Die Scharia in Afghanistan? – Ein Vorschlag zur Sprachregelung 
18. August 2021 | Demokratie und Partizipation, Diversität und Diskriminierung, Religion und Religiosität

Derzeit bestimmen Berichte über die Machtergreifung durch die Taliban in Afghanistan die Medien. Oft ist darin von der Einführung „der Scharia“ die Rede. „Die Scharia“ jedoch gibt es nicht – dafür ganz viele stereotype Bilder vom „islamischen Gesetz“. Vor diesem Hintergrund plädiert Jochen Müller für den kritischen Umgang mit einem uneindeutigen Begriff.

Gerade erst haben die Taliban die Macht in Kabul und Afghanistan übernommen. Noch weiß niemand, was dies in den kommenden Tagen und Monaten für das Land und die Menschen bedeuten wird. Schon jetzt sprechen in der medialen Öffentlichkeit viele aber von einer Einführung der Scharia. So erklärten in den Fernsehnachrichtensendungen sowohl Taliban-Vertreter, der französische Islamexperte Olivier Roy als auch sämtliche Nachrichtensprecher*innen, dass in Afghanistan jetzt „die Scharia“ gelten respektive herrschen würde. Das reproduziert allerdings gängige Stereotype. Denn „die Scharia gibt es überhaupt nicht, dafür aber ganz viele Bilder und Vorstellungen darüber. Es gibt kein Buch, auf dem „Scharia“ steht, das man lesen könnte und in dem einzelne Paragrafen eines „islamischen Gesetzes“ aufgelistet wären. „Scharia“ heißt „der Weg zur Tränke“, frei übersetzt „der Weg zu Gott“ bzw. zu einem gottgefälligen Leben. Es handelt sich dabei um die Gesamtheit der vor allem in Koran und Sunna vorgegebenen Werte und Normen, deren Befolgung die Menschen Gott näherkommen lassen. Wenige konkrete gesetzesartige Vorgaben stehen da neben allgemeinen Vorgaben zum Verhältnis des Menschen zu Gott, der Natur und der Menschen untereinander.

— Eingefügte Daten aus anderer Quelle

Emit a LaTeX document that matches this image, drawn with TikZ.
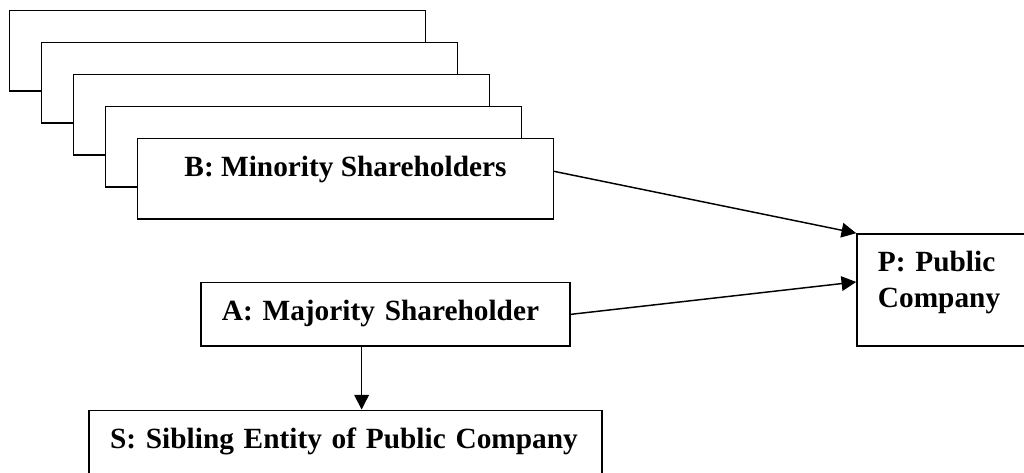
\documentclass[tikz,border=0pt]{standalone}
\usepackage{fontspec}
\setmainfont{Liberation Serif}
\usepackage{tikz}
\usetikzlibrary{positioning}
\usetikzlibrary{shapes.geometric, arrows.meta}
\tikzstyle{shareBox} = [rectangle, minimum width=170.2pt, text height=15.55pt, text depth=17.35pt, inner ysep=0pt, align=center, draw=black, fill=white, semithick]
\tikzstyle{textBox} = [rectangle, text height=15.55pt, inner ysep=0pt, inner xsep=8.6pt, align=left, draw=black, fill=white, semithick]
\tikzstyle{arrow} = [semithick,-{Triangle[length=6pt,width=6pt]}]

\begin{document}
\begin{tikzpicture}[node distance=13.09pt, font=\fontsize{12}{14.57}\selectfont\bfseries]
	\path[use as bounding box, clip] (0,0) rectangle (419pt,193.13pt);
	
	\node (stack1) [shareBox] at (89pt,172.3pt) {};
	
	\node (stack2) [shareBox, below of=stack1, right of=stack1] {};
	
	\node (stack3) [shareBox, below of=stack2, right of=stack2] {};
	
	\node (stack4) [shareBox, below of=stack3, right of=stack3] {};
	
	\node (minority) [shareBox, below of=stack4, right of=stack4] {B: Minority Shareholders};
	
	\node (majority) [textBox, text width=133.8pt, text depth=10.35pt, below of=minority, xshift=16.34pt, yshift=-42.35pt] {A: Majority Shareholder};
	
	\node (sibling) [textBox, text width=192.7pt, text depth=17.35pt, below of=majority, xshift=-16.3pt, yshift=-42.6pt] {S: Sibling Entity of Public Company};
	
	\node (publicCo) [textBox, text width=56.5pt, text depth=30.28pt, right of=majority, xshift=216.7pt, yshift=10pt] {P: Public\\Company};
	
	\draw [arrow] ([yshift=3.07pt]minority.east) -- (publicCo.north west);
	\draw [arrow] (majority.east) -- ([yshift=3.27pt]publicCo.west);
	\draw [arrow] ([xshift=-9.74pt]majority.south) -- ([xshift=-9.74pt]majority.south |- sibling.north);
\end{tikzpicture}
\end{document}
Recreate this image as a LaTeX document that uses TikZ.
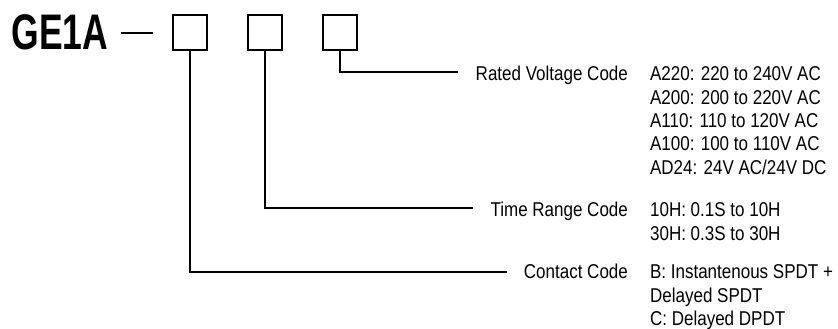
\documentclass[tikz,border=0pt]{standalone}
\usepackage{fontspec}
\newfontfamily\codefont{Liberation Sans}[FakeStretch=0.85]
\newfontfamily\titlefont{Liberation Sans}[FakeStretch=0.71]
\usetikzlibrary{positioning}

\begin{document}
\begin{tikzpicture}[x=1pt,y=-1pt,line width=2.2pt]

		\tikzset{code box/.style={draw, line width=2.4pt,
								minimum width=33.6pt, minimum height=34.6pt,
								inner sep=0pt},
				 code text/.style={inner sep=0pt,
								font=\codefont\fontsize{20}{23.4}\selectfont},
				 code label/.style={code text, anchor=base east},
				 code value/.style={code text, anchor=base west}}

		\useasboundingbox (0,0) rectangle (838,329);

		% model number and code boxes
		\node[anchor=base west, inner sep=0pt,
			  font=\titlefont\bfseries\fontsize{50}{50}\selectfont] (GE) at (10.5,50) {GE1A};
		\draw (121,33) -- (153,33);
		\node[code box] (B1) at (190,32.5) {};
		\node[code box, right=39pt of B1] (B2) {};
		\node[code box, right=39pt of B2] (B3) {};

		% code names
		\node[code label] (RV) at (629,80.5) {Rated Voltage Code};
		\node[code label] (TR) at (629,216.5) {Time Range Code};
		\node[code label] (CC) at (629,278.5) {Contact Code};

		% code values
		\node[code value] (RV1) at (649,80.5) {A220: 220 to 240V AC};
		\node[code value] (RV2) at (649,104) {A200: 200 to 220V AC};
		\node[code value] (RV3) at (649,127.4) {A110: 110 to 120V AC};
		\node[code value] (RV4) at (649,150.8) {A100: 100 to 110V AC};
		\node[code value] (RV5) at (649,174.2) {AD24: 24V AC/24V DC};
		\node[code value] (TR1) at (649,216.5) {10H: 0.1S to 10H};
		\node[code value] (TR2) at (649,240) {30H: 0.3S to 30H};
		\node[code value] (CC1) at (649,278.5) {B: Instantenous SPDT +};
		\node[code value] (CC2) at (649,302) {Delayed SPDT};
		\node[code value] (CC3) at (649,325.5) {C: Delayed DPDT};

		% leader lines
		\coordinate (RV end) at (458,72);
		\coordinate (TR end) at (473,208);
		\coordinate (CC end) at (507,272);
		\draw (B3.south) |- (RV end);
		\draw (B2.south) |- (TR end);
		\draw (B1.south) |- (CC end);
\end{tikzpicture}
\end{document}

Aber: Auch wenn (oder gerade weil) sie so unbestimmt bleibt, ist die Scharia für die meisten Muslim*innen als Leitfaden ein wichtiger Bestandteil des Islam. Und wenn am Ende – nach all den Nachrichten und Expert*innenstimmen – alle Welt meint, die Scharia sei ein Instrument zur Unterdrückung von Frauen und allem anderen, was den Taliban oder anderen Fundamentalist*innen nicht gefällt, dann soll sich niemand wundern, wenn die öffentliche Meinung nicht den Fundamentalist*innen sondern gleich allen Muslim*innen und „dem Islam“ Demokratie- und Pluralismusdistanz nachsagt. Dabei sind Scharia, Grundrechte und Demokratie wunderbar miteinander zu vereinen – wenn man es denn will. Die Taliban wollen es vermutlich nicht.

Also an alle Redakteur*innen und andere Expert*innen: Wenn ihr oder Menschen, die ihr interviewt, sich auf „die Scharia“ beziehen – sei es, weil sie diese gerade irgendwo in irgendeiner Form einführen wollen oder nur, indem sie darüber sprechen, dass andere sie einführen wollen – dann ist es eure Aufgabe, das richtig zu stellen bzw. zu ergänzen und zu erklären, dass es sich dabei immer nur um die jeweilige Interpretation eines „islamischen“ Gesetzes handelt und um ein spezifisches Islamverständnis eben derjenigen, die gerade davon sprechen. Hier ein Vorschlag zur Sprachregelung: Die Taliban wollen in Afghanistan Werte und Normen durchsetzen, von denen sie behaupten, dass sie „dem Islam“ oder „der Scharia“ entsprächen. Etwas kompliziert vielleicht, aber dafür irgendwie „richtig“.